After the smoke-filled secret meeting, the new standard goes out. And all the teams can tell their minor players & coaches, their minor fans, the small towns losing a tenant in their little stadiums, etc.: “Sorry folks. MLB decided. We tried to save the Bumfuck Mudhens, but they just wouldn’t listen. So the Mudhens are closing forever effective now.” Then they laugh all the way to the bank.
This, for sure. Players who have any kind of real chance of making it to the majors are going to be spending most of their minor-league time in the “high minors” (AAA and AA); if a prospect spends more than a season in A ball, he’s unlikely to ever make it, barring some sort of breakthrough (e.g., he finally figures out how to throw a good curveball).
Most of the affiliated minor-league teams which are losing their affiliations are A level; MLB teams have, in the past, typically had one AAA affiliate, one AA affiliate, and a bunch of A affiliates. The new plan gives each MLB team the same number of affiliates (one AAA, one AA, one “high A,” and one “low A”).
I suppose a MLB team does NOT have to have minor league teams at every level but for practical purposes, they all do. In the old system, I’ve wondered myself why bother with the lower levels such as the short-season A class (now gone it seems).
But as mentioned, money has a lot to do with it, streamlining and reorganization another. The pandemic surely played a small role.

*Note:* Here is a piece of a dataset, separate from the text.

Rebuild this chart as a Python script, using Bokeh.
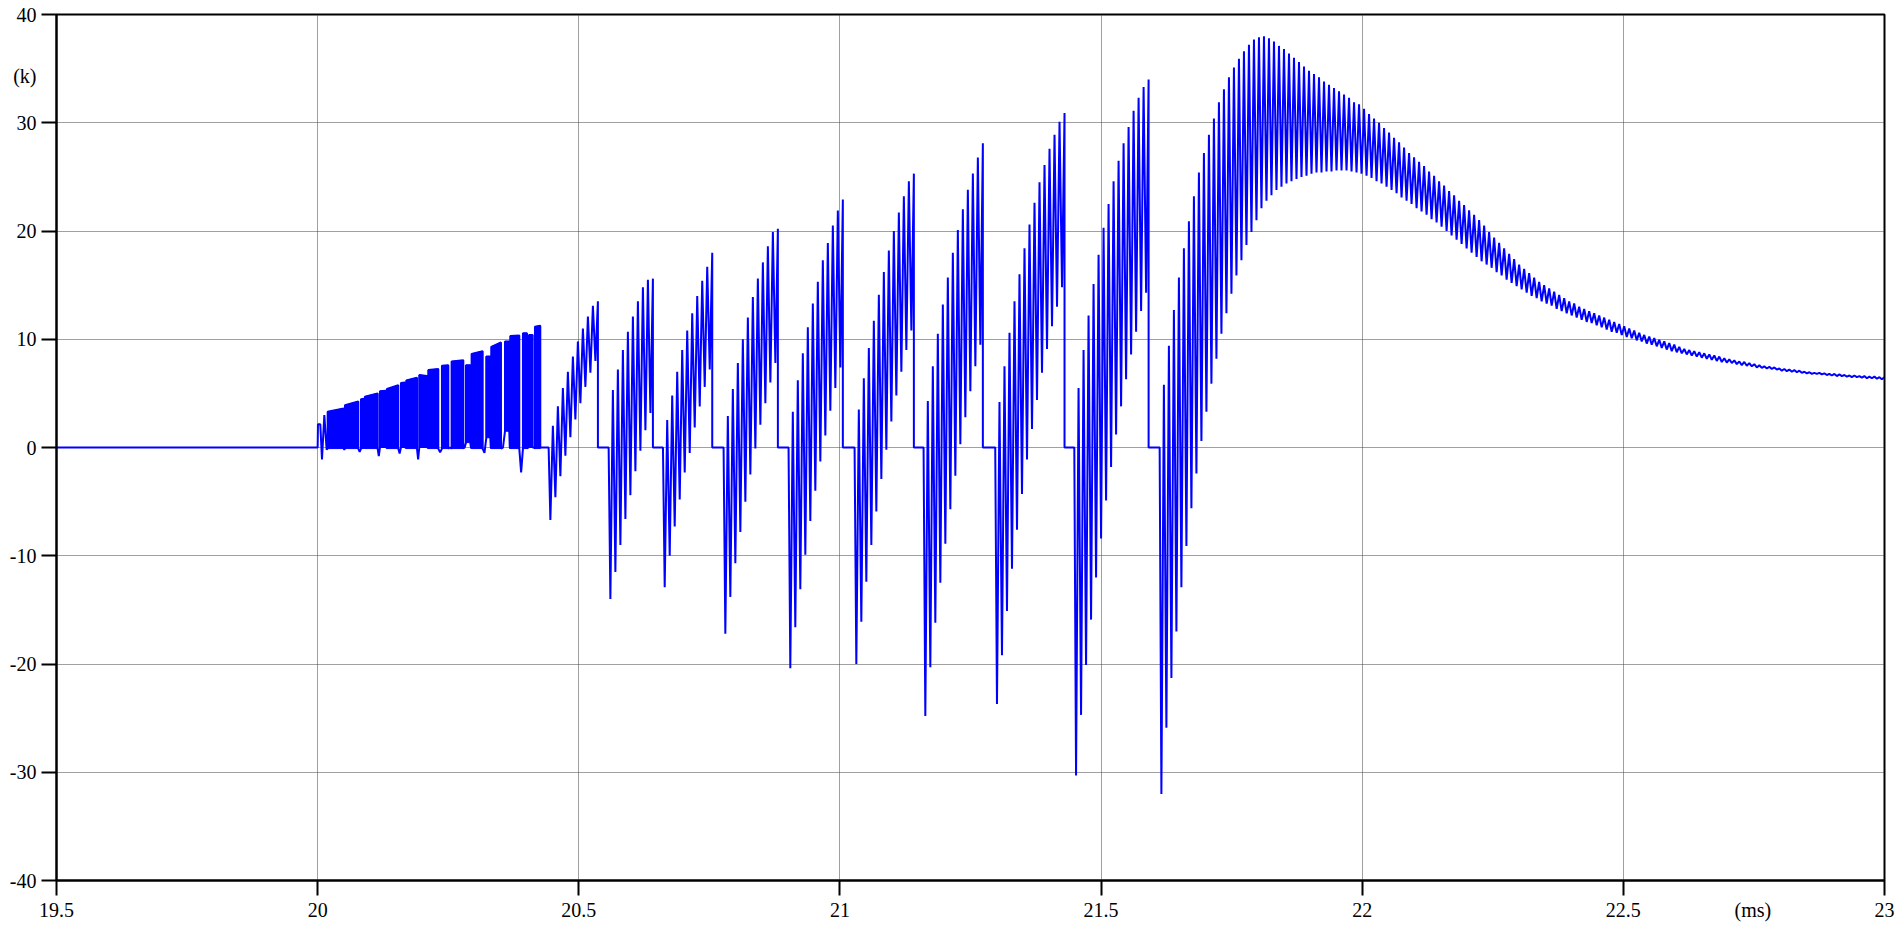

One other thing is that some independent leagues are now MLB partners. Now, there are players teams can buy without having to maintain a minor league infrastructure and thus saving money. However, how much money are they really saving? It’s not like those lower level leagues were costing that much. What this new arrangement might provide is a higher talent level throughout the minors and independent leagues.
The minor leagues and how MLB uses them, as well as independent leagues which I’m counting foreign leagues in there too, has evolved in the last 100+ years, more like 150 really. This is just another step in that evolution and not even a big one in my opinion, there’s been bigger ones than this.